What’s to keep your corner store competitive these days, when there’s Whole Foods everywhere and Soap.com ads plastered all over the subway? A new report suggests New York’s mom-and-pop stores must embrace technology, the great panacea of our age, if they’re to remain competitive.
WYNC covers the latest report from the Center for Urban Future, released today and titled “Smarter Small Businesses.” The report argues that small business are suffering from a technology gap, and they’ve got to get up to speed. The numbers break out like so: 90 percent of the businesses in the city have 20 employees or less. But, according to the report, less than 20 percent are “effectively capitalizing on technology.”
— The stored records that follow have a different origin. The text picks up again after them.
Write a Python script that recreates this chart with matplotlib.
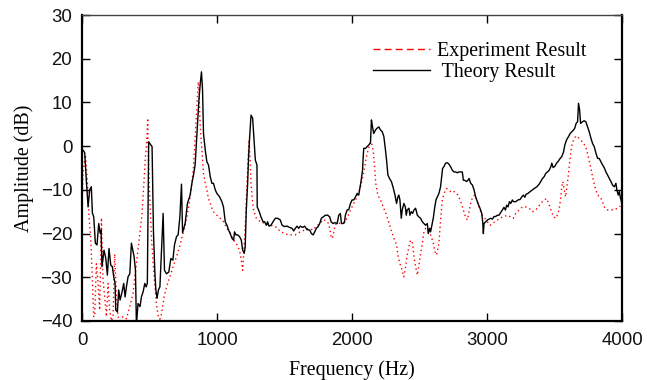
import matplotlib
matplotlib.use("Agg")
import matplotlib.pyplot as plt
from matplotlib.lines import Line2D

theory = [(10,-1.0),(20,-1.5),(32,-7.8),(45,-13.9),(57,-10),(69,-9.3),(77,-15.3),(87,-16.2),(99,-22.2),(111,-22.6),(124,-17.7),(134,-19.9),(141,-19.2),(148,-27.6),(163,-23.8),(176,-25.6),(188,-29.5),(200,-23.4),(213,-27.2),(225,-27.6),(235,-29.9),(245,-31.4),(250,-37.5),(262,-37.9),(272,-32.9),(282,-35.2),(295,-33.6),(309,-31.4),(319,-34.5),(329,-32.2),(341,-29.9),(354,-29.2),(366,-22.2),(386,-25.3),(396,-28.4),(403,-41),(415,-36),(430,-36.7),(440,-34.5),(453,-33.3),(465,-31.4),(475,-32.2),(484,-31.4),(494,1.0),(509,0.3),(519,-0.1),(529,-19.2),(539,-28.4),(547,-32.9),(556,-34.8),(566,-32.9),(577,-32.2),(589,-23.8),(601,-15.4),(611,-28.4),(626,-29.2),(643,-28.8),(658,-25.7),(673,-26.1),(685,-22.6),(700,-20.7),(712,-20.3),(725,-16.2),(737,-8.7),(745,-19.8),(764,-17.7),(781,-13.1),(801,-11.2),(814,-8.5),(826,-6.6),(838,-4.3),(846,-0.1),(856,5.2),(866,10.5),(876,14.4),(885,17.0),(893,12.8),(900,2.9),(913,-0.9),(925,-3.6),(937,-4.3),(950,-7),(962,-8.5),(974,-8.5),(987,-10),(999,-10.8),(1019,-11.6),(1036,-12.7),(1048,-13.9),(1061,-17.3),(1074,-18.1),(1086,-19.2),(1098,-20),(1111,-21.1),(1123,-21.5),(1130,-19.6),(1140,-20.3),(1153,-20.3),(1167,-20.7),(1180,-21.5),(1190,-23.8),(1202,-24.5),(1209,-23),(1217,-14.6),(1227,-8.5),(1234,-2.4),(1242,2.2),(1252,7.1),(1264,6.4),(1271,2.9),(1284,-3.2),(1296,-4.3),(1298,-13.9),(1313,-15),(1326,-16.2),(1341,-17.3),(1353,-17.3),(1365,-18.1),(1375,-17.3),(1385,-18.3),(1400,-18.1),(1415,-17.3),(1432,-16.5),(1449,-16.5),(1469,-16.9),(1482,-18.1),(1499,-18.4),(1519,-18.3),(1538,-18.6),(1556,-18.8),(1568,-19.4),(1580,-18.8),(1593,-18.3),(1605,-18.8),(1617,-18.3),(1635,-18.6),(1649,-18.3),(1667,-19.1),(1687,-19.2),(1699,-20),(1712,-20.3),(1724,-19.6),(1736,-18.8),(1749,-18.4),(1761,-17.7),(1773,-16.5),(1786,-16.2),(1803,-15.8),(1820,-15.8),(1835,-16.2),(1845,-17.3),(1860,-17.7),(1875,-17.5),(1890,-17.7),(1902,-15.8),(1914,-15.4),(1922,-17.7),(1934,-17.7),(1944,-17.5),(1951,-15.8),(1964,-14.6),(1976,-14.5),(1989,-13.1),(2001,-12.3),(2013,-12.3),(2026,-11.6),(2038,-10.8),(2050,-11.2),(2058,-9.7),(2068,-7.8),(2078,-5.5),(2083,-2.4),(2087,-0.5),(2100,-0.5),(2113,-0.1),(2125,0.3),(2137,0.8),(2144,6.0),(2152,4.4),(2161,2.9),(2174,3.7),(2186,4.1),(2199,4.4),(2211,3.7),(2224,3.3),(2236,2.2),(2248,-0.9),(2256,-3.2),(2266,-6.6),(2278,-7.4),(2293,-8.2),(2305,-9.5),(2317,-11),(2330,-13.1),(2340,-11.6),(2347,-11.2),(2355,-12.3),(2365,-16.5),(2372,-14.6),(2384,-13.1),(2395,-13.9),(2402,-15.8),(2409,-14.6),(2422,-14.2),(2429,-15.8),(2439,-15),(2449,-15.4),(2459,-14.6),(2471,-14.2),(2484,-15.8),(2496,-16.2),(2508,-16.5),(2521,-17.3),(2533,-17.7),(2545,-18.1),(2558,-17.7),(2565,-20),(2575,-18.8),(2582,-19.6),(2592,-18.1),(2602,-16.5),(2612,-14.2),(2622,-12.3),(2632,-11.6),(2644,-10.8),(2656,-9.3),(2664,-7),(2671,-5.1),(2681,-4.7),(2693,-3.9),(2706,-3.8),(2718,-4.1),(2730,-4.7),(2743,-5.5),(2755,-5.9),(2768,-5.9),(2780,-6.1),(2792,-5.9),(2805,-5.9),(2817,-5.9),(2825,-7.8),(2834,-7.8),(2849,-8.1),(2859,-7.8),(2867,-7.4),(2879,-8.5),(2892,-8.9),(2904,-10),(2916,-11.6),(2933,-13.1),(2948,-14.2),(2961,-15.4),(2968,-17.3),(2973,-20),(2978,-17.7),(2990,-17.3),(3003,-16.9),(3015,-16.7),(3027,-16.5),(3040,-16.7),(3052,-16.1),(3064,-16.1),(3077,-15.8),(3089,-15.8),(3101,-15.2),(3114,-14.6),(3126,-14),(3136,-14.6),(3146,-13.5),(3156,-13.9),(3166,-12.7),(3176,-13.1),(3188,-12.3),(3195,-12.7),(3213,-12.7),(3230,-12.3),(3245,-12.2),(3258,-11.6),(3270,-11.2),(3280,-11.7),(3290,-11),(3304,-10.8),(3319,-10.4),(3337,-10),(3349,-9.7),(3369,-9.3),(3386,-8.7),(3398,-8.1),(3411,-7.4),(3423,-7),(3436,-6.2),(3448,-5.9),(3461,-5.5),(3473,-4.7),(3480,-3.9),(3490,-4.9),(3503,-4.6),(3515,-3.9),(3527,-3.5),(3542,-2.8),(3554,-2.4),(3567,-1.3),(3577,0.3),(3589,1.4),(3604,2.2),(3616,2.9),(3628,3.3),(3641,3.7),(3650,4.1),(3660,5.2),(3671,5.6),(3678,9.8),(3686,8.3),(3693,5.2),(3708,5.6),(3720,5.8),(3732,5.6),(3745,4.4),(3757,3.3),(3770,1.8),(3782,0.6),(3794,-0.1),(3807,-1.6),(3819,-2.8),(3831,-2.8),(3844,-3.6),(3856,-4.3),(3868,-4.9),(3881,-5.9),(3893,-6.6),(3906,-7.4),(3918,-8.1),(3930,-8.9),(3943,-9.3),(3955,-8.5),(3962,-10),(3972,-11.2),(3980,-10.4),(3987,-11.6),(3998,-13)]

experiment = [(0,-13.9),(7,-6.2),(25,-2),(39,-7.8),(52,-16.2),(64,-20.7),(77,-30.6),(87,-39),(94,-39),(106,-26.9),(119,-31.4),(131,-37.5),(144,-16.4),(156,-30.6),(168,-34.5),(181,-39),(193,-31.4),(205,-37.5),(218,-40),(230,-39),(242,-24.7),(255,-34.5),(267,-39),(279,-40),(304,-39),(329,-39.5),(354,-36.7),(378,-33.7),(403,-26.9),(428,-20),(445,-15.4),(460,-7.8),(470,-2.4),(480,1.4),(487,6.4),(490,-0.9),(502,-11.6),(514,-20.7),(527,-26.9),(539,-31.4),(551,-36),(564,-38.7),(577,-39.6),(589,-38.4),(608,-34.5),(626,-32.2),(651,-29.9),(675,-27.6),(700,-25.3),(725,-22.8),(751,-19.6),(777,-16.2),(796,-12.7),(814,-8.5),(826,-4.7),(833,-0.9),(841,3.7),(851,9),(861,14.7),(868,11.3),(876,4.4),(888,-0.9),(900,-6.2),(913,-8.5),(925,-10),(937,-12),(950,-13.1),(962,-14.2),(974,-15),(999,-15.8),(1024,-16.5),(1048,-17.3),(1074,-18.8),(1098,-20),(1123,-21.5),(1148,-22.6),(1167,-23.8),(1180,-26.1),(1190,-28.4),(1197,-24.7),(1209,-18.6),(1217,-12.3),(1222,-8.5),(1230,-3.2),(1237,1.4),(1245,-3.2),(1252,-8.5),(1260,-11.6),(1271,-14.6),(1291,-16.5),(1321,-17.3),(1358,-17.7),(1395,-18.1),(1432,-18.4),(1469,-19.5),(1506,-20.1),(1543,-20.3),(1580,-20.3),(1617,-19.6),(1647,-19.2),(1679,-18.8),(1712,-19.2),(1736,-18.3),(1761,-17.7),(1791,-16.8),(1820,-17.3),(1835,-18.8),(1845,-20.7),(1855,-21.1),(1865,-19.6),(1875,-18.1),(1890,-17.5),(1914,-17.7),(1939,-17.5),(1964,-16.5),(1989,-14.6),(2013,-13.1),(2038,-11.6),(2063,-9.3),(2083,-6.6),(2100,-3.6),(2113,-1.6),(2127,-0.1),(2142,1.0),(2157,-0.9),(2167,-4.7),(2176,-8.5),(2191,-11.2),(2211,-12.3),(2231,-13.9),(2251,-15.4),(2271,-17.3),(2290,-19.2),(2310,-21),(2330,-22.6),(2340,-24.9),(2355,-26.9),(2372,-28.4),(2384,-29.9),(2397,-27.6),(2409,-24.9),(2422,-23),(2434,-21.5),(2449,-22.2),(2459,-25.3),(2471,-27.6),(2484,-29.5),(2496,-27.2),(2508,-24.7),(2521,-22.2),(2533,-19.6),(2545,-18.8),(2570,-19.6),(2588,-20.7),(2602,-22.2),(2614,-24.1),(2627,-24.9),(2644,-22.2),(2656,-16.9),(2669,-12.3),(2681,-10.8),(2701,-9.7),(2718,-10),(2736,-10.6),(2755,-10.4),(2775,-10.8),(2792,-11.6),(2810,-13.1),(2825,-14.6),(2840,-16.2),(2855,-16.9),(2867,-15),(2879,-13.1),(2894,-11.6),(2909,-11.2),(2924,-12.3),(2941,-13.9),(2958,-15.4),(2973,-16.2),(2990,-16.7),(3007,-17.5),(3022,-18.1),(3040,-17.7),(3057,-17.3),(3077,-16.9),(3101,-16.4),(3126,-16.1),(3151,-15.8),(3176,-16.2),(3195,-16.5),(3213,-15.4),(3238,-14.6),(3263,-13.9),(3287,-13.9),(3312,-14.2),(3337,-15),(3361,-14.6),(3379,-13.9),(3398,-13.1),(3423,-12.3),(3443,-12),(3461,-13.5),(3478,-15),(3493,-16.2),(3510,-16.5),(3527,-15.4),(3537,-13.9),(3547,-11.6),(3554,-9.3),(3562,-8.1),(3572,-10),(3582,-11.6),(3592,-9.3),(3604,-6.2),(3614,-3.2),(3626,-0.1),(3641,1.4),(3658,2.3),(3675,2),(3695,1.4),(3715,0.6),(3732,-0.1),(3750,-2.4),(3764,-4.3),(3782,-7),(3799,-9.3),(3819,-11.2),(3838,-11.6),(3856,-12.7),(3873,-14.2),(3893,-14.6),(3918,-14.6),(3943,-14.5),(3968,-14.2),(3987,-13.7)]

freq_theory = [p[0] for p in theory]
amp_theory = [p[1] for p in theory]
freq_exp = [p[0] for p in experiment]
amp_exp = [p[1] for p in experiment]

x_ticks = [0, 1000, 2000, 3000, 4000]
y_ticks = [-40, -30, -20, -10, 0, 10, 20, 30]
labels = ["Experiment Result", " Theory Result"]

fig = plt.figure(figsize=(6.47, 3.80), dpi=100)
ax = fig.add_axes([82/647, 1-321/380, (622-82)/647, (321-15)/380])

ax.plot(freq_exp, amp_exp, color="red", linestyle=(0, (1, 2.2)), linewidth=1.0)
ax.plot(freq_theory, amp_theory, color="black", linewidth=1.0)

ax.set_xlim(0, 4000)
ax.set_ylim(-40, 30)
ax.set_xticks(x_ticks)
ax.set_yticks(y_ticks)
ax.tick_params(direction="in", length=6, width=1, top=True, right=True,
               labelsize=13.4)
ax.tick_params(axis="x", pad=8)
ax.tick_params(axis="y", pad=7)
for lab in ax.get_xticklabels() + ax.get_yticklabels():
    lab.set_family("Liberation Sans")
    lab.set_color("#111111")

for s in ["left", "bottom", "right"]:
    ax.spines[s].set_linewidth(1.6)
ax.spines["top"].set_linewidth(1.0)
ax.spines["top"].set_color("#444444")

ax.set_xlabel("Frequency (Hz)", family="Liberation Serif", fontsize=14.4, labelpad=8)
ax.set_ylabel("Amplitude (dB)", family="Liberation Serif", fontsize=14.4, labelpad=5)

handles = [Line2D([], [], color="red", linestyle=(0, (5, 3)), linewidth=1.0),
           Line2D([], [], color="black", linewidth=1.0)]
ax.legend(handles, labels, loc="upper left", bbox_to_anchor=(0.5055, 0.971),
          frameon=False, handlelength=2.85, handletextpad=0.35, labelspacing=0.1,
          borderpad=0.4, prop={"family": "Liberation Serif", "size": 14.4})

fig.savefig("out.png", dpi=100)
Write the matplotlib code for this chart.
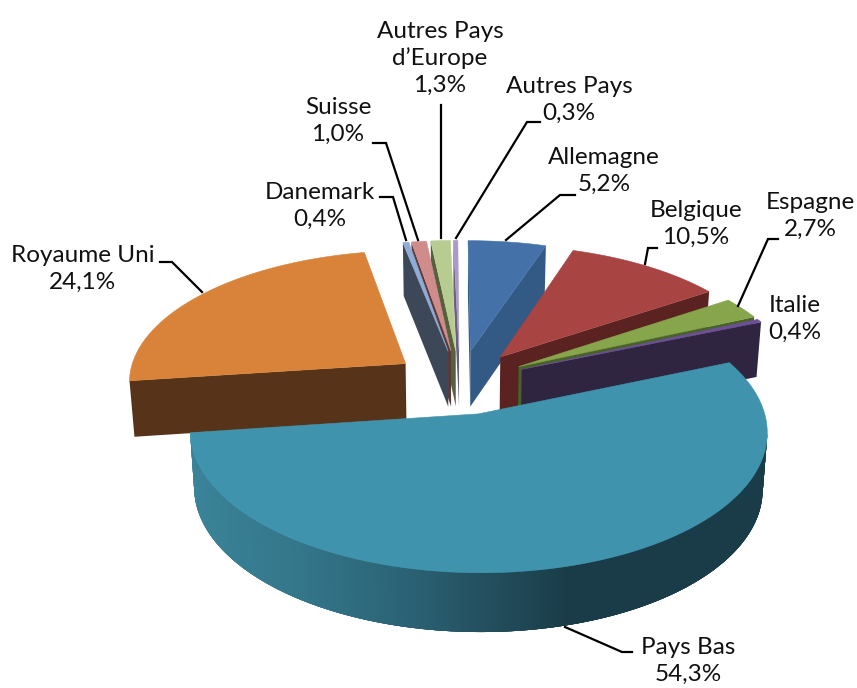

That’s a pretty fuzzy metric, but think about how rarely you see a website for, let’s say, that tailor/dry cleaner down the block.
Small businesses like these are “10 or 15 years behind,” said David Meade, executive director of the Southwest Brooklyn Industrial Development Corporation, in the report. “[Lack of technology] doesn’t necessarily impact the client base they have already built up. But it impacts their ability to develop new clientele, and to get their world out there more,” he said.
The report recommends that small businesses adopt “Google Ads, digital payroll programs and customer management software.”
However, the business owners themselves aren’t so sure. WNYC talked to a couple running a corner store in Carroll Gardens, and they said technology is the least of their worries. Their problem is the closure of the subway station at Smith and 9th for repairs:
“It’s just me and him. We write down our inventory. We ring people up like that,” Amani Zeidan said, pointing to a manual cash register. “The problem is the train station,” her husband chimed in. “When it reopens, business will come back to life.”
We’re sorry to say that there’s probably not an app for that.